(Dataset rows)
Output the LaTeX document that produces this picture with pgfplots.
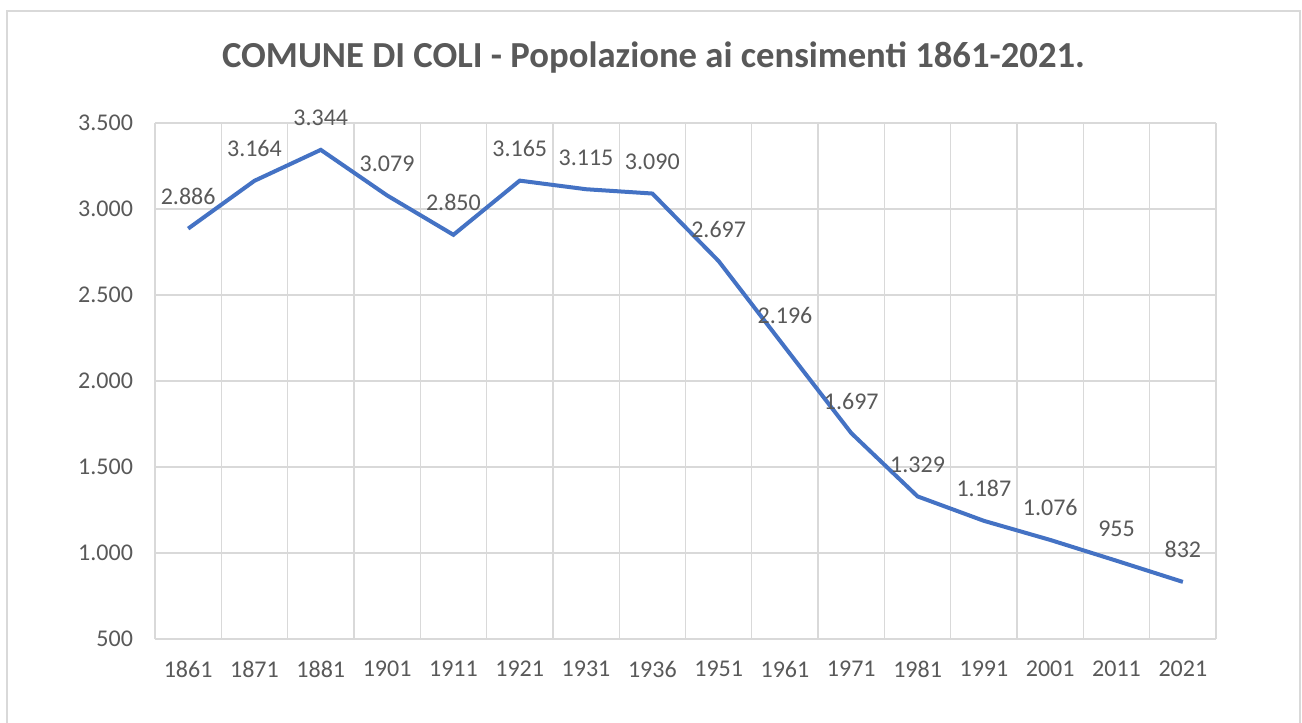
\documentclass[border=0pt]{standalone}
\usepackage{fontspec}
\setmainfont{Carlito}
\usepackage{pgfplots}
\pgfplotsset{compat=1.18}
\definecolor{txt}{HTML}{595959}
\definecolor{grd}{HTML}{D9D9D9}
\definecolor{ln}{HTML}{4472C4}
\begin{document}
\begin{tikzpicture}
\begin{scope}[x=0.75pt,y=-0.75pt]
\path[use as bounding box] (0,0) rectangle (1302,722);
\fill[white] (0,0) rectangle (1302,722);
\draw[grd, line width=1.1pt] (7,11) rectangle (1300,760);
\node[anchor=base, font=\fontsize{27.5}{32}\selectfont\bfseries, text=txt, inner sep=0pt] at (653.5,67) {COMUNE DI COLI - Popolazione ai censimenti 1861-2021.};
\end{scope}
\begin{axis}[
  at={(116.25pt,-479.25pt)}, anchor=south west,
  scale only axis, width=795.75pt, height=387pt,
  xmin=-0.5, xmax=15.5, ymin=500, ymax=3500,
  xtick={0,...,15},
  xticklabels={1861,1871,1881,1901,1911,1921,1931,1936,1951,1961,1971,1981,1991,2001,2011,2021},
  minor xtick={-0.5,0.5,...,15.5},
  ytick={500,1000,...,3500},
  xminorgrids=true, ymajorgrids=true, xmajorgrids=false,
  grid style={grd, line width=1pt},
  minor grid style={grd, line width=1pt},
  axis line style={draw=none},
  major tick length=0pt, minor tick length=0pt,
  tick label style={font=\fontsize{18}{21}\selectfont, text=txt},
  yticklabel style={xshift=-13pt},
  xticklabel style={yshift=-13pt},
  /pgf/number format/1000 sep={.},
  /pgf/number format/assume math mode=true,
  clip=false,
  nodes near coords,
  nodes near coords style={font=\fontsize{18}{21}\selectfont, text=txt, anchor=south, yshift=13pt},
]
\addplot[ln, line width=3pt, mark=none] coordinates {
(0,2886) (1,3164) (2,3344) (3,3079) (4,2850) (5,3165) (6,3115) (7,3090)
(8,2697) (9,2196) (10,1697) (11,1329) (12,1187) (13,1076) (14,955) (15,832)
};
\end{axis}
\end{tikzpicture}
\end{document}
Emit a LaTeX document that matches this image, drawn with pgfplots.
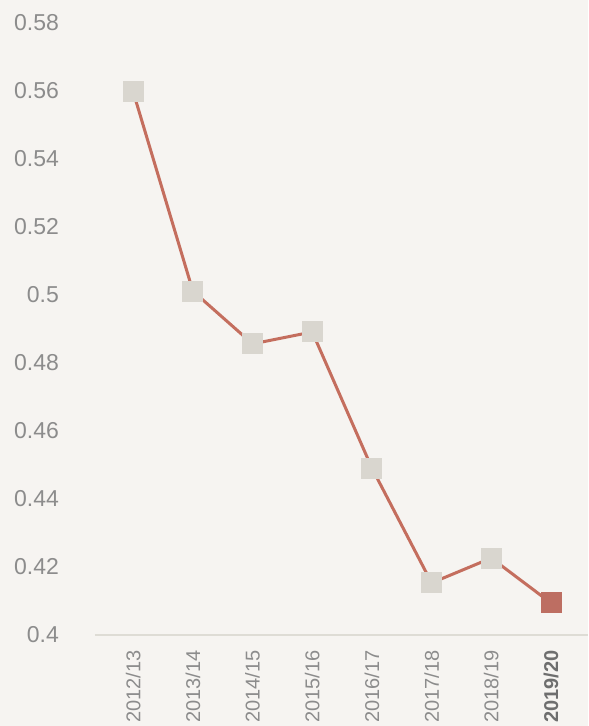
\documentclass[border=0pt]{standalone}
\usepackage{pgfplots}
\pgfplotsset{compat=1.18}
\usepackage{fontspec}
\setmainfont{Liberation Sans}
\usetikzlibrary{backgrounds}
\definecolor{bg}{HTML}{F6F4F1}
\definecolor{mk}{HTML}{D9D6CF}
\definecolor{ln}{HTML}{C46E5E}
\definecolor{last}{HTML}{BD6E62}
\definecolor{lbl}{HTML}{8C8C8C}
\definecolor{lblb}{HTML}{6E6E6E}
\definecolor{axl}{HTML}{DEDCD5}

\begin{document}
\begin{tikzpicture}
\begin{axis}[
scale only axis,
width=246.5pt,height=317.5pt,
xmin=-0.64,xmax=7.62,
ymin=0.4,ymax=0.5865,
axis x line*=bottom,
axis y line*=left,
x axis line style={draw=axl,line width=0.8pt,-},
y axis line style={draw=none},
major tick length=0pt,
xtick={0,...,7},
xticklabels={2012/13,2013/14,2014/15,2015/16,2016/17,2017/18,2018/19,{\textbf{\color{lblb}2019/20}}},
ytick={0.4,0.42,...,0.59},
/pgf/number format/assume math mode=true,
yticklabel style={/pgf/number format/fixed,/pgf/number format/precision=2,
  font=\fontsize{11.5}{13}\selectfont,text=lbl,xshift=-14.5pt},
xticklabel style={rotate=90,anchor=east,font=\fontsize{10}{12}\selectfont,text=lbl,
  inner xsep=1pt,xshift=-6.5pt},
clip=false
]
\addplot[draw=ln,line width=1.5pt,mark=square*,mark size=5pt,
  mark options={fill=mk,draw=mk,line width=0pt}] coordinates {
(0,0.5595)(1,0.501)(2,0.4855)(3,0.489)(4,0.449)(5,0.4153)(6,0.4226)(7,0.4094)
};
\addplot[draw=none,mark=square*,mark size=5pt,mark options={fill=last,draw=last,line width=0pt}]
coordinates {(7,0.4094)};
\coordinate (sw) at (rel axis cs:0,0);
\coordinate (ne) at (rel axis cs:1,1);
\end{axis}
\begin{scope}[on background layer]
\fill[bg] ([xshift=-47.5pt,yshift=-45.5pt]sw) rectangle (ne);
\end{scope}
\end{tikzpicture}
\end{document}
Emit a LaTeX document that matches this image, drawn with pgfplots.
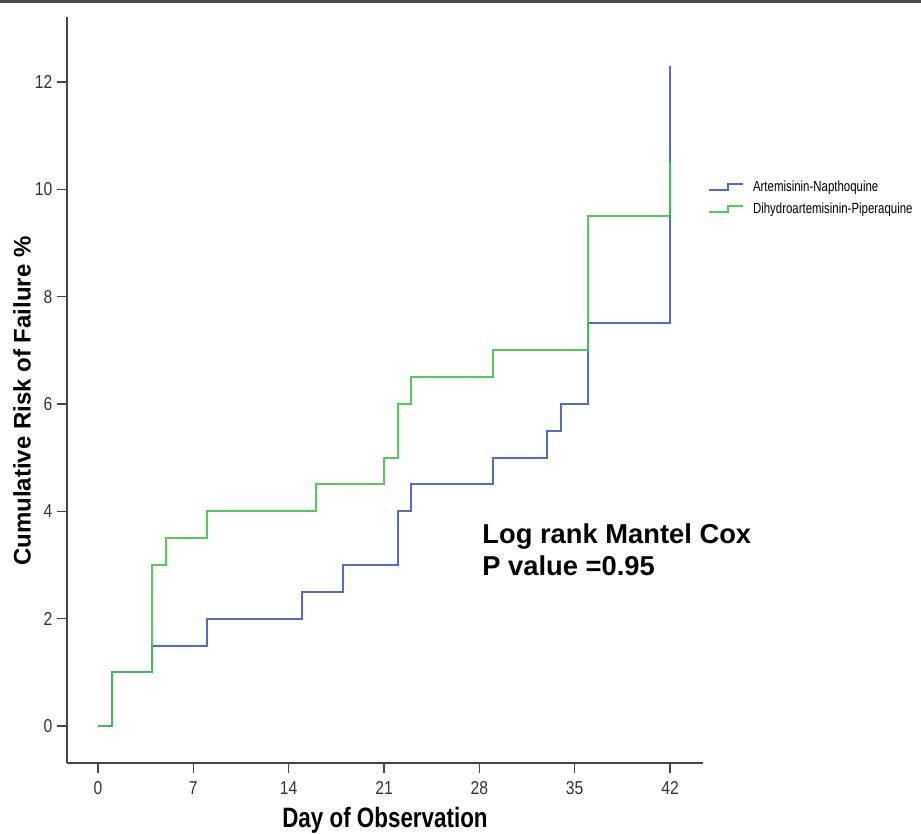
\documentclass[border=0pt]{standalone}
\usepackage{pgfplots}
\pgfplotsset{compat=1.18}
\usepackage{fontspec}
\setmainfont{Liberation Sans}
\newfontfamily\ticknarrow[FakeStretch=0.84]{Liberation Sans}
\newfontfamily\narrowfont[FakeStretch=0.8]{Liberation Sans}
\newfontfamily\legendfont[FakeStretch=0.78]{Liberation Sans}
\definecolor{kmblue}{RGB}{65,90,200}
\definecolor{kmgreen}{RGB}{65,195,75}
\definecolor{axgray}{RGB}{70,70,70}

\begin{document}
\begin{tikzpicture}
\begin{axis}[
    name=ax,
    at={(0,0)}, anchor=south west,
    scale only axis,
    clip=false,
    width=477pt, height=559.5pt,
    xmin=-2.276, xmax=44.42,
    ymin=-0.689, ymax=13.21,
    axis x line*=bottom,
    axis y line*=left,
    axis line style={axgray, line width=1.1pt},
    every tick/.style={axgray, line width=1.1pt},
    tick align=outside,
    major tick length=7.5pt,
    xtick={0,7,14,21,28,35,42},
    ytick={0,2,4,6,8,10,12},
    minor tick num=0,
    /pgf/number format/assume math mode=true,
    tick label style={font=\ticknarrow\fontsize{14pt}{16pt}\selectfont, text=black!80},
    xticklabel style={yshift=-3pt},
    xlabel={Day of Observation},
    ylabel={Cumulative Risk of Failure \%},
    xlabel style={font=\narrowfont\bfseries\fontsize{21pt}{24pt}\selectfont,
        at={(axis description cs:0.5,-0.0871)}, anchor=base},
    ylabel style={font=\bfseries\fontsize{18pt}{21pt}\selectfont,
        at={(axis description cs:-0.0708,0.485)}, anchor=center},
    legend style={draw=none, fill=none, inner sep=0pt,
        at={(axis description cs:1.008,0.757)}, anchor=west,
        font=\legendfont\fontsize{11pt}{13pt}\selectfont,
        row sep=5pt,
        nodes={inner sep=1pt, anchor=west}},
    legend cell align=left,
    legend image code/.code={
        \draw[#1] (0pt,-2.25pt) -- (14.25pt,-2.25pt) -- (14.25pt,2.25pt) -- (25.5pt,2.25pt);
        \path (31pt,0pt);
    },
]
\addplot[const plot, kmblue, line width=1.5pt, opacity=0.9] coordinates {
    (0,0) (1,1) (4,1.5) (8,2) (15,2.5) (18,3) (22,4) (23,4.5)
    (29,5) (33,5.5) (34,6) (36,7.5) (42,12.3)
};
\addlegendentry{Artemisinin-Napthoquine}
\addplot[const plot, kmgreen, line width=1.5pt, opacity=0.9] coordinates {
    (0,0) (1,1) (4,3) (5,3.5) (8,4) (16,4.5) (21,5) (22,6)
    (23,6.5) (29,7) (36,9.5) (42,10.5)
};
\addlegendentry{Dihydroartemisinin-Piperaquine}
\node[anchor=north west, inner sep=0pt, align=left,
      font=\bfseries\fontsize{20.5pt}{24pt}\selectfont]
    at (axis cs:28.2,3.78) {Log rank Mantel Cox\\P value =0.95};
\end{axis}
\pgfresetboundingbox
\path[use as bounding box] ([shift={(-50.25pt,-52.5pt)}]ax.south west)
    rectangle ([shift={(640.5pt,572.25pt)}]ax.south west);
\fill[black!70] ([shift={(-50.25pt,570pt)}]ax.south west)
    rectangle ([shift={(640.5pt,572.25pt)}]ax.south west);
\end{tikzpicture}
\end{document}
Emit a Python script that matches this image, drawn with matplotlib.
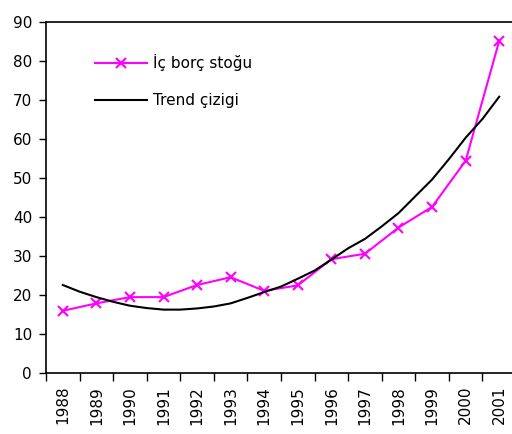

# WRITTEN INSTRUCTION
Copy every line of the listing containing the string "this".

# FINISHED EXERCISE
Output the LaTeX document that produces this picture with pgfplots.
Emit a LaTeX document that matches this image, drawn with pgfplots.
Emit a LaTeX document that matches this image, drawn with pgfplots.
Emit a Python script that matches this image, drawn with matplotlib.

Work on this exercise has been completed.